A deputada republicana Marjorie Taylor Greene, do estado americano da Geórgia, propôs um “divórcio nacional”. Em outras palavras, o desmantelamento dos Estados Unidos que, segundo ela, deveriam se dividir em “estados vermelhos” (em referência à cor de seu partido, o Republicano) e “estados azuis” (a cor do Partido Democrata). Para a congressista, o país está perdido, dividido e chegou a um ponto impossível de se reconciliar.
A ideia da congressista ganhou tração dentro da ala psiquiátrica do Partido Republicano e eco na Fox News, a emissora que fala com fatia importante da sociedade americana – que, entre muitos acertos, diversos erros e perigosos delírios, mantém uma posição voltada à proteção de valores conservadores, à economia de mercado e, curiosamente, à proteção dos Estados Unidos e de tudo o que o país representa.
Mas como quem pensa que está defendendo o país pode sugerir dividi-lo? A resposta não é simples, mas passa obrigatoriamente por radicalismo, ignorância, manipulação e possivelmente por boa dose de má-fé.
Marjorie Taylor Greene brotou e cresceu na política americana sob o mesmo ambiente de onde veio a “teoria da conspiração” QAnon, que nada mais é que uma grande operação de inteligência estrangeira que soube plantar e adubar ideias malucas na cabeça de gente radicalizada, ressentida e muito mal tratada pela elite progressista americana, que os vê como “deploráveis” caipiras, fascistas, atrasados, rudimentares e, até mesmo, abjetos.
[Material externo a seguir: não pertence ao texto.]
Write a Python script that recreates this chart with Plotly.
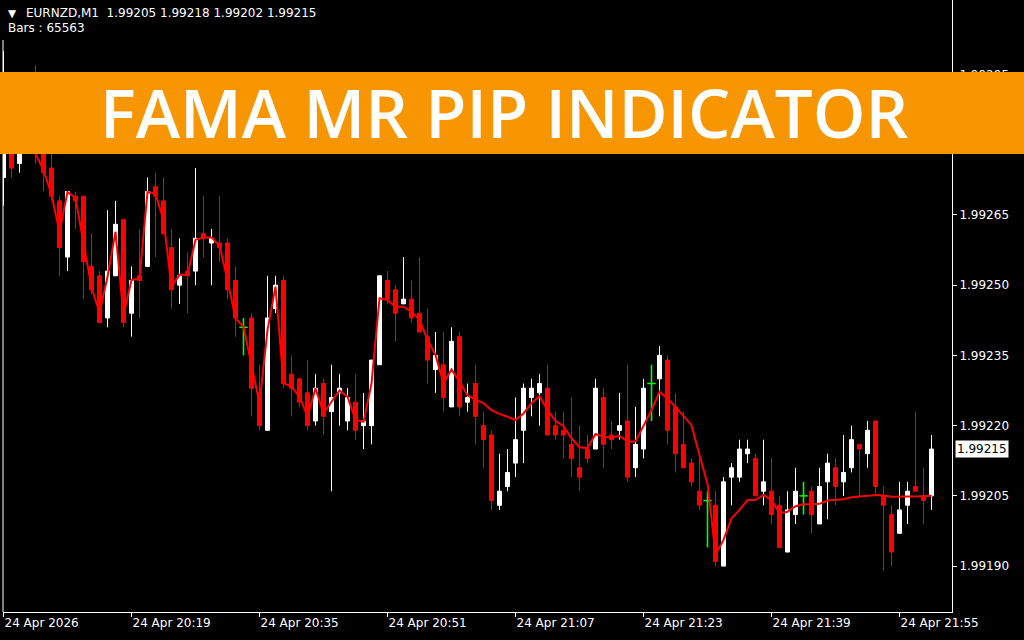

A congressista diz que essas diferenças são irremediáveis e que o país vive uma relação irreconciliável. Greene parece ver na sociedade americana uma repetição de sua história pessoal. No final do ano passado, ela se separou do marido; na petição de divórcio, eles alegaram que a relação estava “irremediavelmente quebrada”. Obviamente, essa é uma extrapolação do que vem a passar pela cabeça da deputada, dadas as semelhanças no argumento. O que importa, entretanto, é que os Estados Unidos não podem ser comparados com o fim de um casamento.
Pedir para quem, em pleno 2023, apoia a secessão dos Estados Unidos que recorra aos livros de história pode ser inútil. Mas há algo mais simples. Se a congressista Greene e seus colegas que se animaram com a ideia de pregar um “divórcio nacional” se sentarem em uma manhã qualquer nas escadarias da face Oeste do Capitólio, poderão ver o Monumento a Washington. O grande obelisco com 169 metros de altura é mais que um memorial ao primeiro presidente dos Estados Unidos e um dos Founding Fathers of the United States (Pais Fundadores dos Estados Unidos).
Quem realmente presta atenção ao monumento pode observar que ele não tem uma cor uniforme. Por sinal, ele tem uma troca brusca de cores. Quando o obelisco havia atingido 46 metros de altura, o dinheiro acabou e as obras foram paralisadas. Depois disso, em 1861, veio a Guerra Civil, que se estendeu por quatro anos.
A obra inacabada ficou por anos abandonada. Sem fundos, em um país em construção depois da grande fratura que foi a Guerra Civil. As obras foram retomadas, com o mesmo tipo de mármore e a técnica original, mas, mesmo assim, a obra denuncia o lapso que separa os Estados Unidos de antes da secessão dos Estados Unidos depois dela.
Um dos símbolos da capital dos Estados Unidos tem uma “cicatriz” de um outro momento de “divórcio nacional”. Um recado de que rupturas deixam marcas. Dividir um país para salvá-lo é fazer o jogo de quem quer vê-lo destruído.
Não foi Marjorie Taylor Greene que dividiu a América. Nem muito menos Donald Trump ou seus seguidores radicais. Eles são parte do processo. São mais resultado do que causa. Os Estados Unidos e o Ocidente estão sob constante ataque. As cisões são as mais eficientes delas. Sociedades divididas pelo antagonismo político são mais vulneráveis.
O QAnon, que fez a cabeça de tanta gente, inclusive a da congressista Greene, só pode existir e prosperar em ambientes radicalizados e de certa forma enfermos (sob o aspecto social e psicológico). A tal nova secessão, obviamente, vai ficar no campo da radicalização, da qual a deputada Greene é o sintoma mais visível. O perigoso, entretanto, é que ela não está só. Sementes, quando plantadas, adubadas e irrigadas, brotam e crescem. Não falta quem trabalhará dia e noite para que isso aconteça.